Why a Deep Dive Approach?#

At first glance, writing a program that uses machine learning models seems straightforward. For example, the following lines of code use a language model based on a transformer to complete a given text:

from transformers import pipeline
generator = pipeline('text-generation', model = 'gpt2')
generator("Hello, I'm a language model and", max_length = 30, num_return_sequences=3)

While high-level libraries are immensely important in certain contexts, if you only use the code above:

You won't understand how the model actually works.
You won't be able to create other models to experiment with different problems.
You won't know how to train your own model or what factors influence training quality or duration.
You won't understand other neural models used in natural language processing.
Ultimately, you’ll view your program as a black box performing magical tasks.

This guide aims to help you open that black box and understand its workings thoroughly.

Content Sequencing#

The following table shows a sequence of the guide's content along with indicative time estimates for each part.

Step	Content	Estimated Time	Notes
1	Introduction	10 minutes	This page!
2	Mathematical Concepts	5 hours	Refer to the links in this section only if you need to refresh your knowledge of mathematical concepts.
3	Regressors	4 hours	This document introduces a machine learning model that is not usually categorized as a neural network but helps introduce most of the key ideas relevant for discussing neural networks.
4	Learning PyTorch	5 hours	Going beyond equations and learning to implement the different models we will study is fundamental to fully understanding them. This page links to resources for learning (or reviewing) Python and PyTorch. Invest time here before advancing to theoretical content to better understand the implementations.
5	Regressor Implementation	4 hours	Examine PyTorch code for implementing logistic and softmax regressors. Use debugging tools as explained here to step through the code: analyze variable values and types, tensor shapes, and ensure you understand what each dimension represents.
6	Non-contextual Embeddings	4 hours	Obtaining non-contextual embeddings is an immediate application of logistic regressors, showcasing the potential of self-supervised learning.
7	Skip-gram Implementation	2 hours	Analyze PyTorch code for skip-gram implementation. Use debugging tools as explained here to step through the code. By this point, it is advisable to start familiarizing yourself with PyTorch before proceeding further.
8	Feedforward Networks	3 hours	This section introduces the neural network concept and creates a very basic language model with feedforward networks.
9	Feedforward Network Implementation	1 hour	Explore the code for implementing a simple feedforward-based language model.
10	Transformers and Attention Models	6 hours	All previous concepts prepare you to delve into the transformer architecture. This page focuses on the transformer’s decoder part, used in language models.
11	Transformer Code Implementation	6 hours	Analyze the general transformer implementation and a decoder-based language model. This code is more complex than those you studied before.
12	Additional Aspects of Transformers	4 hours	This page introduces the transformer’s encoder part and its potential uses, both standalone and paired with a decoder.
13	Named Entity Recognizer Implementation	1 hour	Analyze the code for implementing a named entity recognizer based on an encoder.
14	GPT-2 Model Implementation	4 hours	Optionally analyze the code for implementing a language model capable of loading and using GPT-2.
15	Speech	4 hours	This content is optional as it shifts to the domain of speech processing.

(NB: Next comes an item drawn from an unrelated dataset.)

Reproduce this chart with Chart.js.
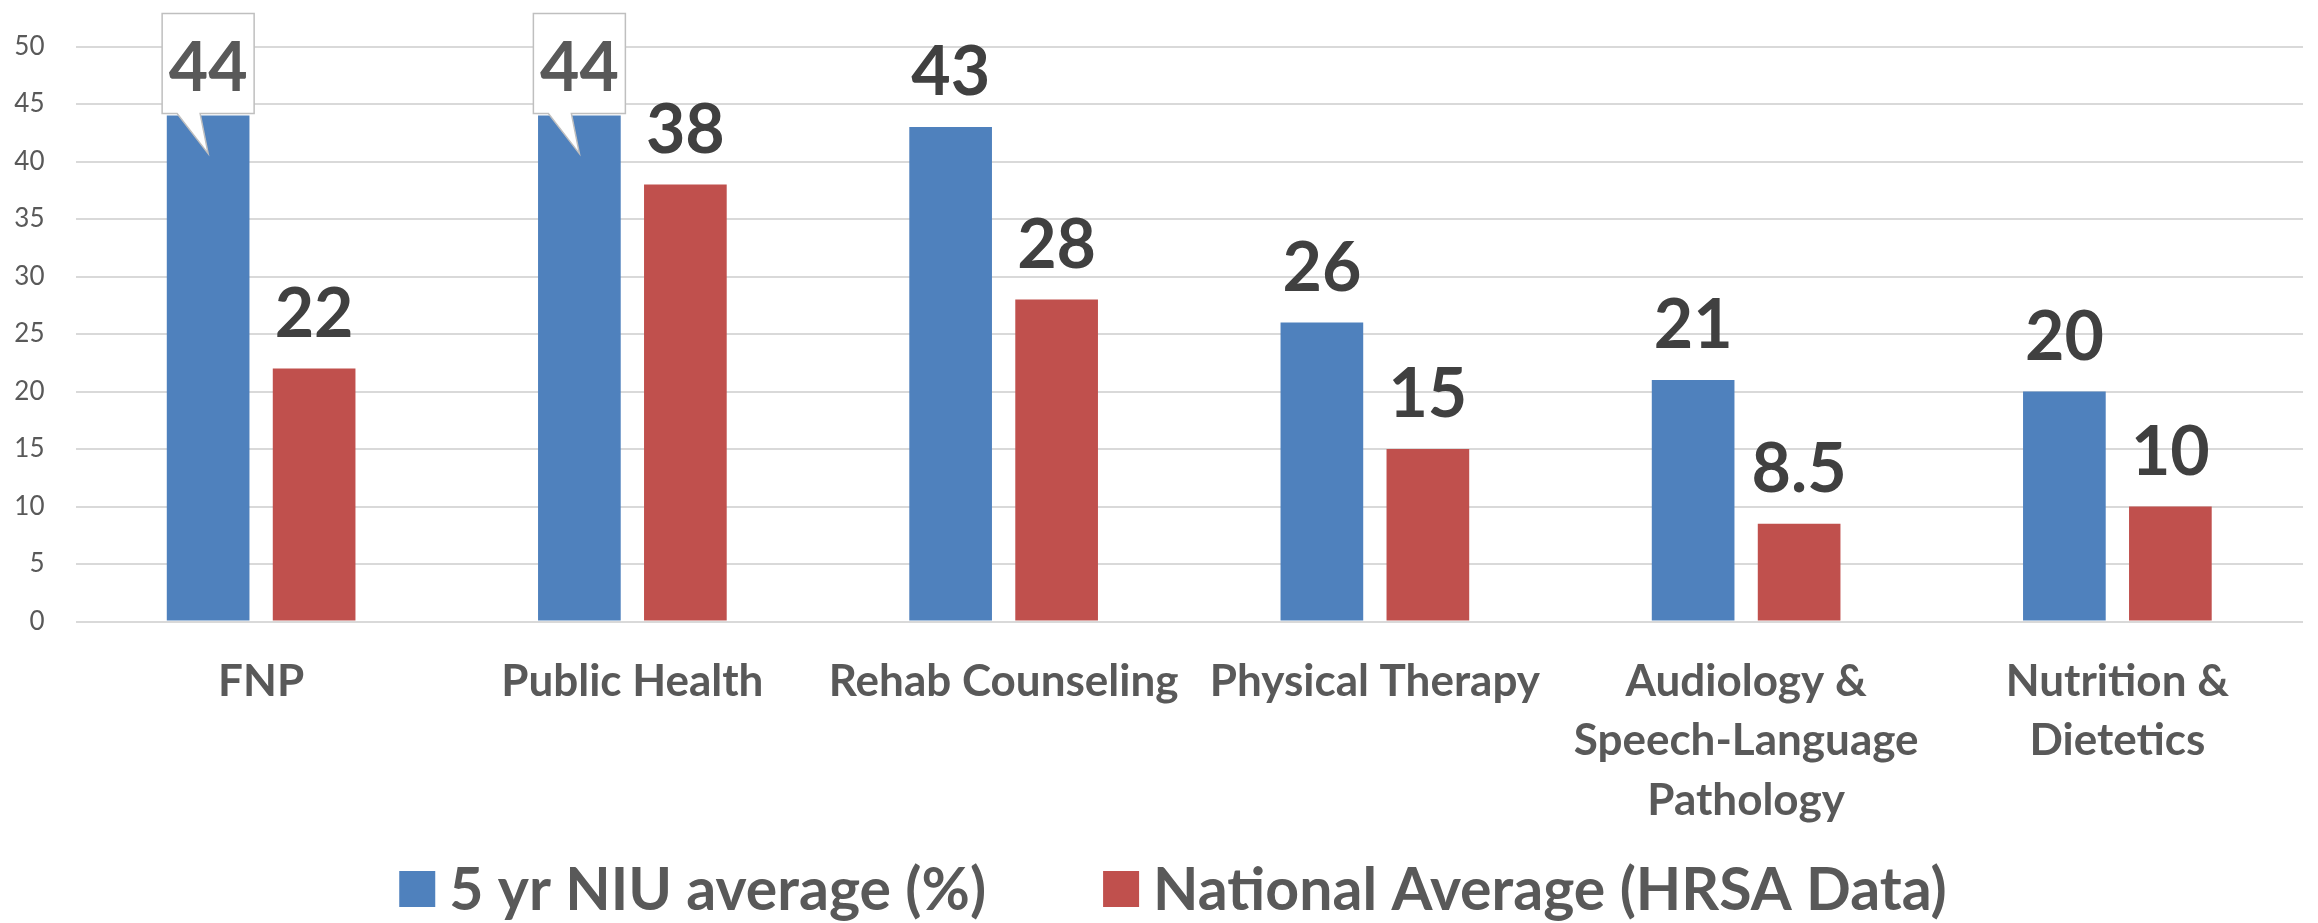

In each section, the icon highlights essential links, whether to book chapters for reading or code for exploration.

Prerequisite Mathematical Concepts#

Basic algebra, calculus, and probability concepts needed for natural language processing can be found in the "Linear Algebra," "Calculus" (including "Automatic differentiation"), and "Probability and Statistics" sections of Chapter 2 in the book "Dive into Deep Learning." Other topics like information theory or the maximum likelihood principle are covered in the "Information Theory" and "Maximum Likelihood" sections of an appendix in the same book.